More than half a million children in Libya need help: UNICEF

NEW YORK: UN children agency UNICEF has warned that more than 500,000 children in Libya need help and called on warring parties to end the violence and negotiate a political solution to the crisis.
Libya has spiraled into turmoil after a civil war ousted Muammar Qaddafi in 2011. Rival brigades of former rebels backed by competing political factions have turned against each other in a fight for control.
A UN-backed government in Tripoli is trying to extend its influence, though it is facing resistance from armed rivals.
Geert Cappelaere, UNICEF regional director, said that 550,000 children need assistance due the political instability, on-going conflict, displacement, and economic collapse.
“The wellbeing of girls and boys in Libya should be a priority for authorities, civil society and the international community,” Cappelaere said in a statement after visiting the country.
UNICEF said nearly 200,000 children in Libya need safe drinking water, while 315,000 need educational support with more than 550 schools in the country either destroyed, damaged or used as shelters.

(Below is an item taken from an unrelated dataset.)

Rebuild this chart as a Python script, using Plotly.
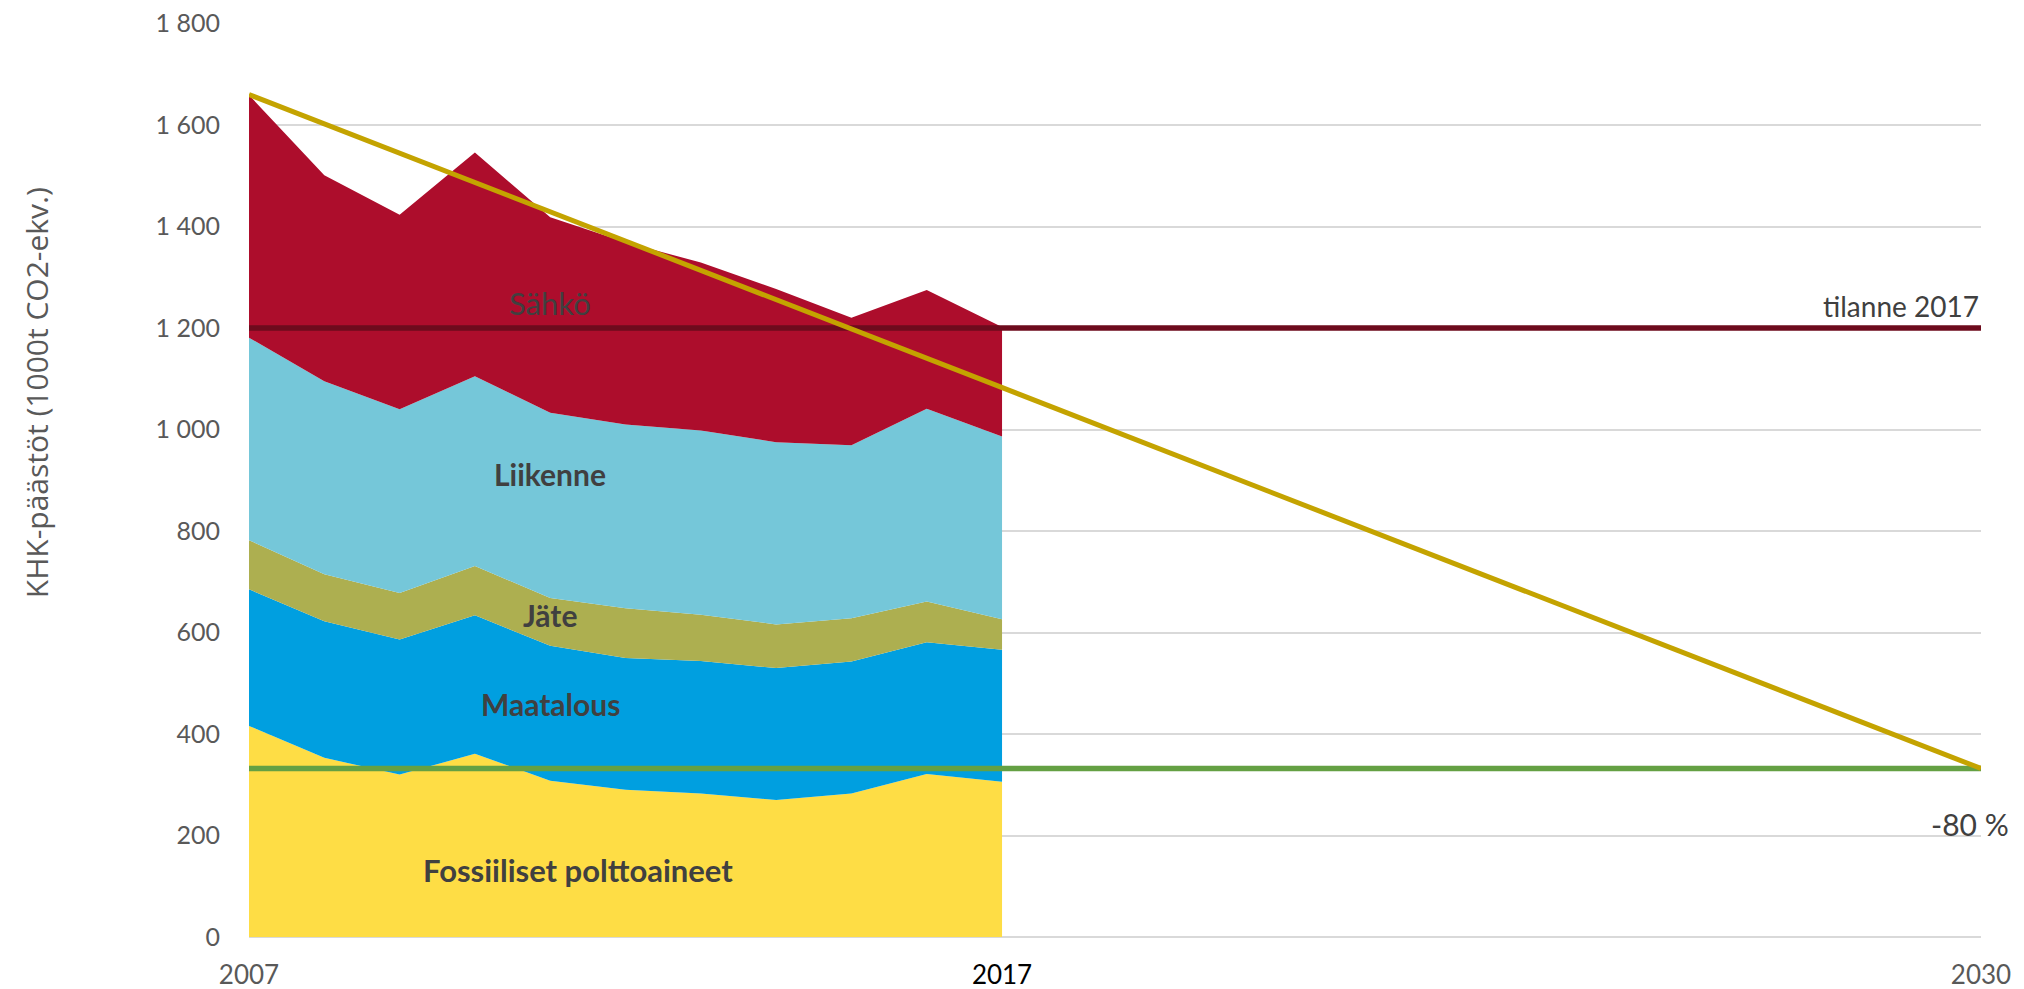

Cappelaere warned that more than 80,000 children are internally displaced and migrant children in Libya are particularly vulnerable to abuse and exploitation, including in detention centers.
In a report in May, UNICEF said that thousands of unaccompanied children attempting to make it across the Mediterranean from Libya to Italy can become easy prey for traffickers who often sell them into exploitation, sometimes akin to contemporary forms of slavery.
UNICEF’s concern came as a migrant rescue organization said it was racing to the aid of anti-immigration activists whose boat had run into trouble in the Mediterranean.
The C-Star, which has vowed to expose what it describes as “collaboration” between privately-funded rescue ships and people traffickers, said on Twitter it had “developed a minor technical problem during the night,” leaving it adrift but not in distress.
Germany’s Sea-Eye, one of nine NGOs involved in migrant search and rescue (SAR) operations and a target of the C-Star’s campaign, said it had been “asked by the MRCC (command center in Rome) to assist the ship.”
The Italian coast guard could not be reached for a comment.
The C-Star has been plagued with problems since its mission began last month. It was initially refused permission to travel through the Suez Canal, before later being blocked over legal questions in Cyprus.
After finally making it to Libya’s SAR zone, it needed to refuel but found itself stuck off the coast of Tunisia earlier this week after fishermen and a powerful Tunisian union refused to allow passage.
French activist Clement Galand sent a message to AFP overnight Thursday to Friday saying the boat “has been refueled, everything is fine, we will return to the search and rescue zone” off Libya.
But by Friday morning the activists said a technical problem had forced them to turn off the ship’s engine and inform other vessels in the area.
The ship has been off the radar on maritime traffic sites since Wednesday. Galand said the ship was currently “between Malta and the Libyan coast.”
The 40-meter long ship, which is flying under a Mongolian flag, is leased by the far-right group “Generation Identity.”
Funded by Internet-collected donations of more than $212,000, the Austrian, French, German and Italian activists on board have vowed to ensure migrants rescued at sea off Libya be returned to Africa.
Two NGO ships were badgered at sea by the C-Star last week with a radio message telling them to “leave the rescue zone” and “stop acting as an incentive for human traffickers.”
The message echoed one transmitted on Thursday by the Libyan navy, which has banned any unauthorized foreign ships from entering the SAR zone off its coast.